** Task brief **
Leaving out every picture, copy the lines of the data exactly, from the first through the line containing "from matplotlib.ticker import".

** START OF Data to process **

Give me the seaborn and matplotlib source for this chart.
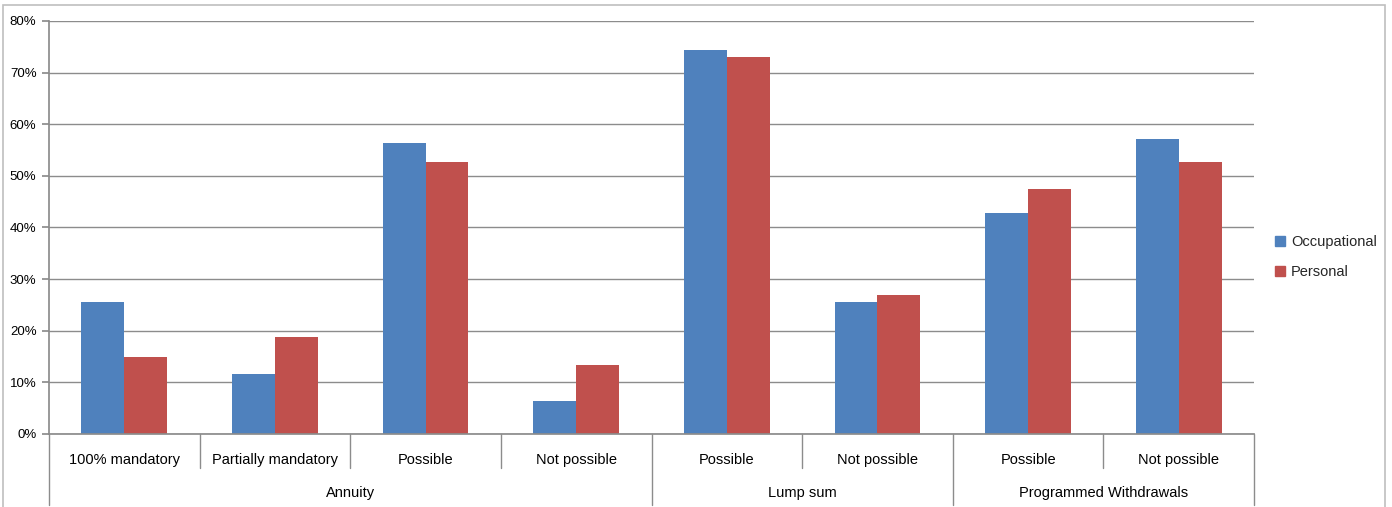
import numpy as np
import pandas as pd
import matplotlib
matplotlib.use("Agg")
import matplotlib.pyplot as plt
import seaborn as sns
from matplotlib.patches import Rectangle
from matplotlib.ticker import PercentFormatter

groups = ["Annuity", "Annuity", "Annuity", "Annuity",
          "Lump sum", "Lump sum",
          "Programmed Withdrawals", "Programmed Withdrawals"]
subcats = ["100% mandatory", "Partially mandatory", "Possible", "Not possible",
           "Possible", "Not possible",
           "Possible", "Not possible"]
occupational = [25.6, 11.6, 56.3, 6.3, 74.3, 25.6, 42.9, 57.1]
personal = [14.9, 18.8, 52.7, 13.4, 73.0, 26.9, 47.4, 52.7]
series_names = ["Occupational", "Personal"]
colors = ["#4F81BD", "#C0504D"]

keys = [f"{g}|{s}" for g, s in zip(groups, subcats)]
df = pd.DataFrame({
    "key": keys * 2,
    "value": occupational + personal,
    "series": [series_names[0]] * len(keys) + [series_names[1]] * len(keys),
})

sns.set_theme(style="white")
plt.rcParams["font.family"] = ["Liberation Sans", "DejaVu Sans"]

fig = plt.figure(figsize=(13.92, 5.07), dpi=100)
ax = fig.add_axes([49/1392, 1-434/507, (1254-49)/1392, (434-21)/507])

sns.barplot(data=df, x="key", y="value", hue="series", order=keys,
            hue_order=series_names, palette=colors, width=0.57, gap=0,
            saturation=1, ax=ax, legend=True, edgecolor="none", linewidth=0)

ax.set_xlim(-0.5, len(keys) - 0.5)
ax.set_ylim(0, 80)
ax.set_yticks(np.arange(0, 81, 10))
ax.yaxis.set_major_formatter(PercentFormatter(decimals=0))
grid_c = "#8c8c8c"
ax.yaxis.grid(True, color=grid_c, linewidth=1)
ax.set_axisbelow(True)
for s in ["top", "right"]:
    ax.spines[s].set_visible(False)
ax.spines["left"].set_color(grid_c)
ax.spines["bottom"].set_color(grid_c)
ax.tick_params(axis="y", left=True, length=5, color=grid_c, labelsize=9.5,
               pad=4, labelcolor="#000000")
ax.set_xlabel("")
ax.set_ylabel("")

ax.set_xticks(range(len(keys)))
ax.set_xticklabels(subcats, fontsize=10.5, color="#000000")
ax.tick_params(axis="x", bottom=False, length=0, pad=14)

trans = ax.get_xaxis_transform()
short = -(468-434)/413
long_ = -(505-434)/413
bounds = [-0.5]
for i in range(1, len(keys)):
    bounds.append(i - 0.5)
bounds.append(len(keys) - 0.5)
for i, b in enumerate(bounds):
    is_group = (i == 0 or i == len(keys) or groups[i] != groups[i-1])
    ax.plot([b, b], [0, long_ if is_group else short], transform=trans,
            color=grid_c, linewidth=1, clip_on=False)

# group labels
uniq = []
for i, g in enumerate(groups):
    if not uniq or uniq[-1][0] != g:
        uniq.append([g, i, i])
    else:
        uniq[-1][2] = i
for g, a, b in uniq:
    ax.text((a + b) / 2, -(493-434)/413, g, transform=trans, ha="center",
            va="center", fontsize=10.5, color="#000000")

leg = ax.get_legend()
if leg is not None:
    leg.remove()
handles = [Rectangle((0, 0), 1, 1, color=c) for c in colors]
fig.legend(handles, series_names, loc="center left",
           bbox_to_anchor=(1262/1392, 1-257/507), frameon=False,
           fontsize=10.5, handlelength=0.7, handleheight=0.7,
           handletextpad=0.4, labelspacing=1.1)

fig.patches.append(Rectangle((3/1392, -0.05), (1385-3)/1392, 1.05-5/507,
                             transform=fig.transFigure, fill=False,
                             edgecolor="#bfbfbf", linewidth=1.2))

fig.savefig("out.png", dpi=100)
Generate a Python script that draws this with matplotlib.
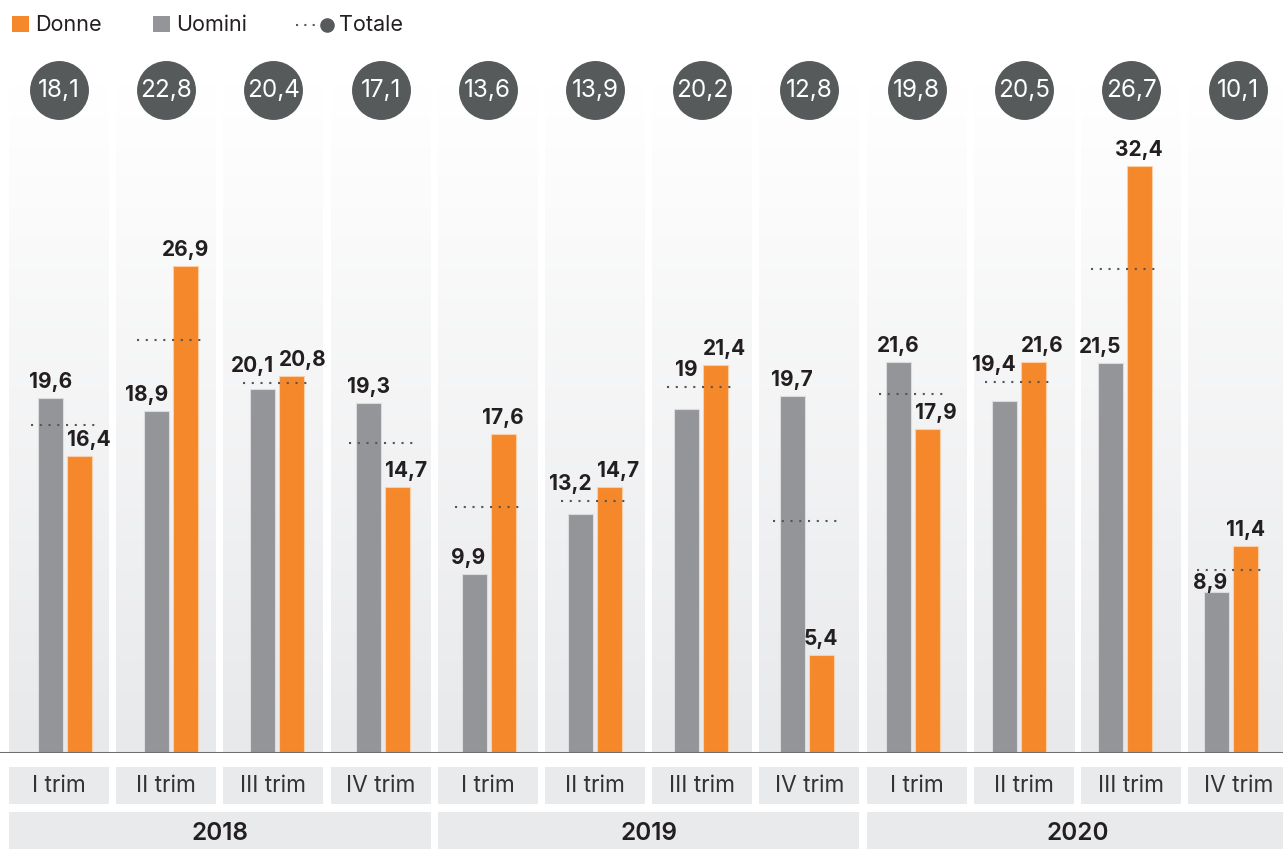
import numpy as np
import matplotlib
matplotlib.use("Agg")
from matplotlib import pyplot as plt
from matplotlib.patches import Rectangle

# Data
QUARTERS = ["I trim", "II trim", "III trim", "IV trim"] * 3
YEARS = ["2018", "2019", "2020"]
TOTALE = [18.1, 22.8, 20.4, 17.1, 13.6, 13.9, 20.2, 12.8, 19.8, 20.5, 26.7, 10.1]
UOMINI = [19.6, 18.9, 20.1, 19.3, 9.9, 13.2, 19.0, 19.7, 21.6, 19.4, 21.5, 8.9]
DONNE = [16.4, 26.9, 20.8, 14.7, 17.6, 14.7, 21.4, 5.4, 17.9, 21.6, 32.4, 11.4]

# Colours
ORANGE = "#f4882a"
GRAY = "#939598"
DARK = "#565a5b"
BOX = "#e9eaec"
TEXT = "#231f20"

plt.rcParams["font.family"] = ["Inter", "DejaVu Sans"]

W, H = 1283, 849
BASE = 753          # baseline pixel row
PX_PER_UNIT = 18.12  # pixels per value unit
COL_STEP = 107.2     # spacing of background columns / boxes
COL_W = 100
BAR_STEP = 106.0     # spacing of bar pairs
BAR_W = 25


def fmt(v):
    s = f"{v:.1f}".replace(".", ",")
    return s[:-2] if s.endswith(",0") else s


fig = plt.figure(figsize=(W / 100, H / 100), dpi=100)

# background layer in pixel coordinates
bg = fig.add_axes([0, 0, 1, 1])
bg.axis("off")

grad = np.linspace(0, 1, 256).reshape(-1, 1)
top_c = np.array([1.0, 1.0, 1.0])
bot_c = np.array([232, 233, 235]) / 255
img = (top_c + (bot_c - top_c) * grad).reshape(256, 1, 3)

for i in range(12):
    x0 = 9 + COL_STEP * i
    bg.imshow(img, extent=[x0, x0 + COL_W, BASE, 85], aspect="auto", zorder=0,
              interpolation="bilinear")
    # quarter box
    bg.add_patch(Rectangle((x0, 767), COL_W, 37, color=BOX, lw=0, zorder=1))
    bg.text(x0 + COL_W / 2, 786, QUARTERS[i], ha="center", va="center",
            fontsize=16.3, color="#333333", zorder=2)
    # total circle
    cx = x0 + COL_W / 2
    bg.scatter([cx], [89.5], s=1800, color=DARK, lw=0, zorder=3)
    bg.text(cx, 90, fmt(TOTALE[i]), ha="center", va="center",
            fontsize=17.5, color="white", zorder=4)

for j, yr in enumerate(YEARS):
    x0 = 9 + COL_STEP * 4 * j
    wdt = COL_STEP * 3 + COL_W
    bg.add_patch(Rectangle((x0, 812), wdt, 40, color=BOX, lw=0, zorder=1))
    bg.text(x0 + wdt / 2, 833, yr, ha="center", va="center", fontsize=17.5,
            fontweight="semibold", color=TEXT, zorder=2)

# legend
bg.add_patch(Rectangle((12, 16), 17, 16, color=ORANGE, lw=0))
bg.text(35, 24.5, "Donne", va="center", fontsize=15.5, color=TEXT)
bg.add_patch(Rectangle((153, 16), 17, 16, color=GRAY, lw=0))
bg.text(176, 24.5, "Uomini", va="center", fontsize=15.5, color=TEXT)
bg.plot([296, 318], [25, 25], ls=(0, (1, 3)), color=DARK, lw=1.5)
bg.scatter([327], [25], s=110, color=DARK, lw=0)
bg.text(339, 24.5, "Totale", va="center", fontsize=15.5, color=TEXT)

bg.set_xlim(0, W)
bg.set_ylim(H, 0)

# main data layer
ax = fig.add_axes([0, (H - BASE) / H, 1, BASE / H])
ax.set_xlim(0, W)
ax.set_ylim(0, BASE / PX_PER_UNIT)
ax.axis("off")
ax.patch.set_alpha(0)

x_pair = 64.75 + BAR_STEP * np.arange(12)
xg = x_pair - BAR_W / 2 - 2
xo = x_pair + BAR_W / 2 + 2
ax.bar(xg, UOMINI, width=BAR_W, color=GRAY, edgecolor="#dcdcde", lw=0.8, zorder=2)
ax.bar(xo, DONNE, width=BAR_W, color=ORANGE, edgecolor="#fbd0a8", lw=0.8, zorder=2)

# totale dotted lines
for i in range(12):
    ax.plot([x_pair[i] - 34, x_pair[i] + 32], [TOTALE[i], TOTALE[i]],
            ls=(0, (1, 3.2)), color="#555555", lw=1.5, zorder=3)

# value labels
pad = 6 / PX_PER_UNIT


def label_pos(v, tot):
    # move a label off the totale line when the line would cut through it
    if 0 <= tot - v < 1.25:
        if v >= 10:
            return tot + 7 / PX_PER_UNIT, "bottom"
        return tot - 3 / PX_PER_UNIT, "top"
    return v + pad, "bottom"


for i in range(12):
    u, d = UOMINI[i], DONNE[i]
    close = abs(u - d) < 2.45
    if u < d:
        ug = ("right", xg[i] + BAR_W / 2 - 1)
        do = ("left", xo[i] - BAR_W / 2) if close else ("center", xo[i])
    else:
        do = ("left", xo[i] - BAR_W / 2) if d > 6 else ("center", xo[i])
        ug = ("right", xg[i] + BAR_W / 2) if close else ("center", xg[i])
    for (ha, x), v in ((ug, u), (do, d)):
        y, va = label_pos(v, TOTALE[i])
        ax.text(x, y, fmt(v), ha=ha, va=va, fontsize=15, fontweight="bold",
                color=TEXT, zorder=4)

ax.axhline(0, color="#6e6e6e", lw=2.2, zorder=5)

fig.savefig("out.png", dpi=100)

** END OF Data to process **

** Task result **
Give me the seaborn and matplotlib source for this chart.
import numpy as np
import pandas as pd
import matplotlib
matplotlib.use("Agg")
import matplotlib.pyplot as plt
import seaborn as sns
from matplotlib.patches import Rectangle
from matplotlib.ticker import PercentFormatter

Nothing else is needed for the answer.